What you have to do:
For this exercise, output only the lines between the "Convert this chart to matplotlib code." line and the "plt.rcParams['font.family'] = ['Noto" line, both of them included, and skip all pictures.

Given entries:
○ ○ ○ ○ ○ ○ ○
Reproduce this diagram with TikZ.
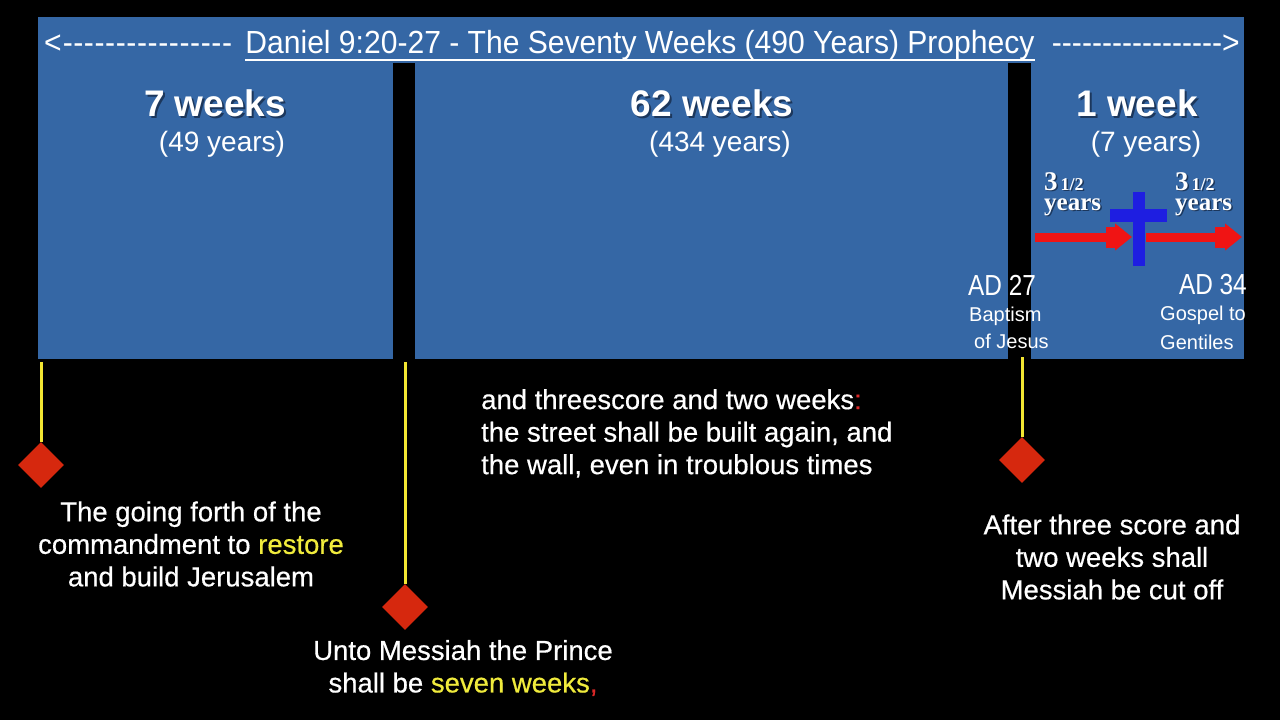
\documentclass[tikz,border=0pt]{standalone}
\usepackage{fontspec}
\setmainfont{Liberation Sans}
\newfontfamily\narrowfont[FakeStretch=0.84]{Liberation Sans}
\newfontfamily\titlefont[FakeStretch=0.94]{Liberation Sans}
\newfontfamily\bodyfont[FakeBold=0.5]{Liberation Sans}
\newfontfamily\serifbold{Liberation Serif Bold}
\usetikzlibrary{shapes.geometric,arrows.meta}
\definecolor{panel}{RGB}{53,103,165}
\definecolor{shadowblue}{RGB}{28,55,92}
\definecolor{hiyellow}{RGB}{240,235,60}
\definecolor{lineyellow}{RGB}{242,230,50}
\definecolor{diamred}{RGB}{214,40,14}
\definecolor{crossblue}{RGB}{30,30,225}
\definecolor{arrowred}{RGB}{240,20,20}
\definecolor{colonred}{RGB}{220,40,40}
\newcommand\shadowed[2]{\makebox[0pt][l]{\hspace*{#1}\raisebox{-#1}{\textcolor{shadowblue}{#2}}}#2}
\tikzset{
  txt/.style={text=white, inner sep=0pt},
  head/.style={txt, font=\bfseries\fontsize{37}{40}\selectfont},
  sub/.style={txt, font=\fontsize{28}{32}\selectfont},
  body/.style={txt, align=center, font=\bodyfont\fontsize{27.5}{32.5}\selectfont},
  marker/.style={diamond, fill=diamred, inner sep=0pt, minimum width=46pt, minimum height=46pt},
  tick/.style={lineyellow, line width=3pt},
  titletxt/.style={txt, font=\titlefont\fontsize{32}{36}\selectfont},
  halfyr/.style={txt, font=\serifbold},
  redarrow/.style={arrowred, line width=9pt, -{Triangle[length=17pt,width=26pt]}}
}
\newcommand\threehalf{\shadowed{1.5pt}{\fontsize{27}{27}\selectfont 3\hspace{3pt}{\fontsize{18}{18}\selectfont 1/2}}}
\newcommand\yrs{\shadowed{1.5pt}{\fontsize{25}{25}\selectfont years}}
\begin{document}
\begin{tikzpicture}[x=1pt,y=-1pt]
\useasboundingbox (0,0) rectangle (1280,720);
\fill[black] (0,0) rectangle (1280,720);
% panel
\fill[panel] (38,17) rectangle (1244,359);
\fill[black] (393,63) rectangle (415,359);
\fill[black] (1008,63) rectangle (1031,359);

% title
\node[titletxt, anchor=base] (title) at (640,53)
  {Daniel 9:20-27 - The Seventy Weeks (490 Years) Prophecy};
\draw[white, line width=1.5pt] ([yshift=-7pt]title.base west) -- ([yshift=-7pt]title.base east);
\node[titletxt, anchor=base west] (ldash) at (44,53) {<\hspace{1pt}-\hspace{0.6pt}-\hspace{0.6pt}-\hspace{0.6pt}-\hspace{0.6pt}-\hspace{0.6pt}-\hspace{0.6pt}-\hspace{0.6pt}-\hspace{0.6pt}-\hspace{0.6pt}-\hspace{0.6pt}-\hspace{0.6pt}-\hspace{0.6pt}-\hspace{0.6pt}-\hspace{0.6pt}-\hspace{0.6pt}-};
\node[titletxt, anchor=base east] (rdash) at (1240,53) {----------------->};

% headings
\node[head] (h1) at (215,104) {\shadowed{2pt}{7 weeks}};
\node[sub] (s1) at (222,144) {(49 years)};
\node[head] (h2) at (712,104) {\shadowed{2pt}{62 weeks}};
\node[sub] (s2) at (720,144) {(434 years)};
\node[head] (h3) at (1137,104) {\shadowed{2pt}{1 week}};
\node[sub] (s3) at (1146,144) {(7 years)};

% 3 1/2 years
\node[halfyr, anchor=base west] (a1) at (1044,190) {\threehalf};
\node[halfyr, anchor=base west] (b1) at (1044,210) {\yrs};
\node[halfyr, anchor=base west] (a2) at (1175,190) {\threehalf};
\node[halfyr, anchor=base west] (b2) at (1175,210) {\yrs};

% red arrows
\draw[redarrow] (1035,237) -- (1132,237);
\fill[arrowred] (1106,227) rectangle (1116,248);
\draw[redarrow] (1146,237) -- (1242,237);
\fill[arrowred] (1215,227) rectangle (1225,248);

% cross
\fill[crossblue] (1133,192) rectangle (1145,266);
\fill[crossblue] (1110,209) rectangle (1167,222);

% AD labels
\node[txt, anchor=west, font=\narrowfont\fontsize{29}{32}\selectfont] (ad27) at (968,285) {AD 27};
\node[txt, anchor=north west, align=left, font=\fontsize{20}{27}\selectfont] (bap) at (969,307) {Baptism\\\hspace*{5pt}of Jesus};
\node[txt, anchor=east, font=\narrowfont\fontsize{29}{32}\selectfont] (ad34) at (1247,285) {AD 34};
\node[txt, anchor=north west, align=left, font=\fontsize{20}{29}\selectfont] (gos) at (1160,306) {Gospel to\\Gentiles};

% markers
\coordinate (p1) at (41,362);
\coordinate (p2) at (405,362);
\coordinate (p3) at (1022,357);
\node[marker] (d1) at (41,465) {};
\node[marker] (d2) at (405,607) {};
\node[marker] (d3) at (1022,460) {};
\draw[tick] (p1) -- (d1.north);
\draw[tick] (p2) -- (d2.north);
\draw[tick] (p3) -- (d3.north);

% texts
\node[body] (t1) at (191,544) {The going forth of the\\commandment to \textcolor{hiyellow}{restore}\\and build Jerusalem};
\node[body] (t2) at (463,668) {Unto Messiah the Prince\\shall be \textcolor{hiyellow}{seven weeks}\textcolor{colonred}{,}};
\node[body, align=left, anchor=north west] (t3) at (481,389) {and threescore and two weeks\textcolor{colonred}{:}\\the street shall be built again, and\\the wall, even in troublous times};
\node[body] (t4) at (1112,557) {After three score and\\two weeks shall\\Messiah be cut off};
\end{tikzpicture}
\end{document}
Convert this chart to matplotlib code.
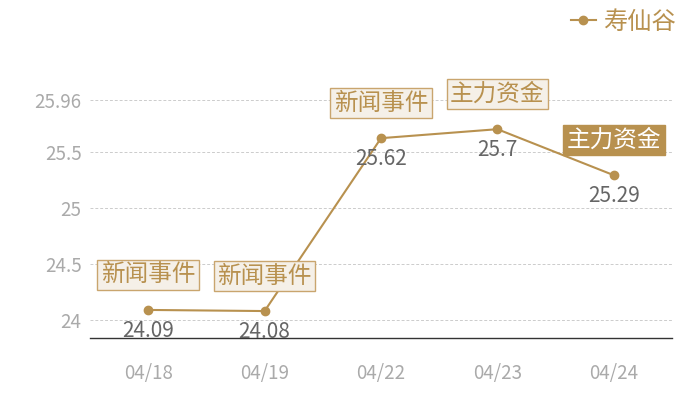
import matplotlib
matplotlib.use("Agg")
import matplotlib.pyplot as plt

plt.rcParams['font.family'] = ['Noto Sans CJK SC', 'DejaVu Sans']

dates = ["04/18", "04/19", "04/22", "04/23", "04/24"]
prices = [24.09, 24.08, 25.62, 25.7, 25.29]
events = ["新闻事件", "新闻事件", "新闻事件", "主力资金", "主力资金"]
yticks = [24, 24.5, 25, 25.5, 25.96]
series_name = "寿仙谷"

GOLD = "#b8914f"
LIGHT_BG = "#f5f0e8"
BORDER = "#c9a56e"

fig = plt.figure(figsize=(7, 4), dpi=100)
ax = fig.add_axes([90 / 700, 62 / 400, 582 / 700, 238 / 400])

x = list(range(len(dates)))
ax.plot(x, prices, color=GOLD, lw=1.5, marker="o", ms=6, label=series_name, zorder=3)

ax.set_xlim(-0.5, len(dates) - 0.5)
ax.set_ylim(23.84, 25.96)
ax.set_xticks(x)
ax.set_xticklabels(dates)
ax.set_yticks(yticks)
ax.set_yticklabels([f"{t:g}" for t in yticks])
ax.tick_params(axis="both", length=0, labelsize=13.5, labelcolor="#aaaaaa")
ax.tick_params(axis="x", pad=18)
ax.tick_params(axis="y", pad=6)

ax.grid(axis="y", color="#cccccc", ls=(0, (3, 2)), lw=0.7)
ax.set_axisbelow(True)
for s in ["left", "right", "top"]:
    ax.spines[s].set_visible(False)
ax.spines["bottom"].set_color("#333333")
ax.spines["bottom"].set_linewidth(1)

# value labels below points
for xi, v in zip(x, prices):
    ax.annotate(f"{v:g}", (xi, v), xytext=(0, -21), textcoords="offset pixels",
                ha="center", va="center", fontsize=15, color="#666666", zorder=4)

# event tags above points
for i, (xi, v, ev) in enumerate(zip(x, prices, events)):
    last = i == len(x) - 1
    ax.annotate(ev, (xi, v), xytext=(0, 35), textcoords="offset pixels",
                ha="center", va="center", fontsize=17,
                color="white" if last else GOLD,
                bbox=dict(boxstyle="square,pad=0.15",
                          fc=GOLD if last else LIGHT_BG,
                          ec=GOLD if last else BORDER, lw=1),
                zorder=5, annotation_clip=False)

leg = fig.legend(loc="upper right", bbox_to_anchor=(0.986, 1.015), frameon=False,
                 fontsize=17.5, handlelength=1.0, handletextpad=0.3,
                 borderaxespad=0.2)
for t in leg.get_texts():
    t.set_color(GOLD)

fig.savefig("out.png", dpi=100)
○ ○ ○ ○ ○ ○ ○
Answer for the task:
Convert this chart to matplotlib code.
import matplotlib
matplotlib.use("Agg")
import matplotlib.pyplot as plt

plt.rcParams['font.family'] = ['Noto Sans CJK SC', 'DejaVu Sans']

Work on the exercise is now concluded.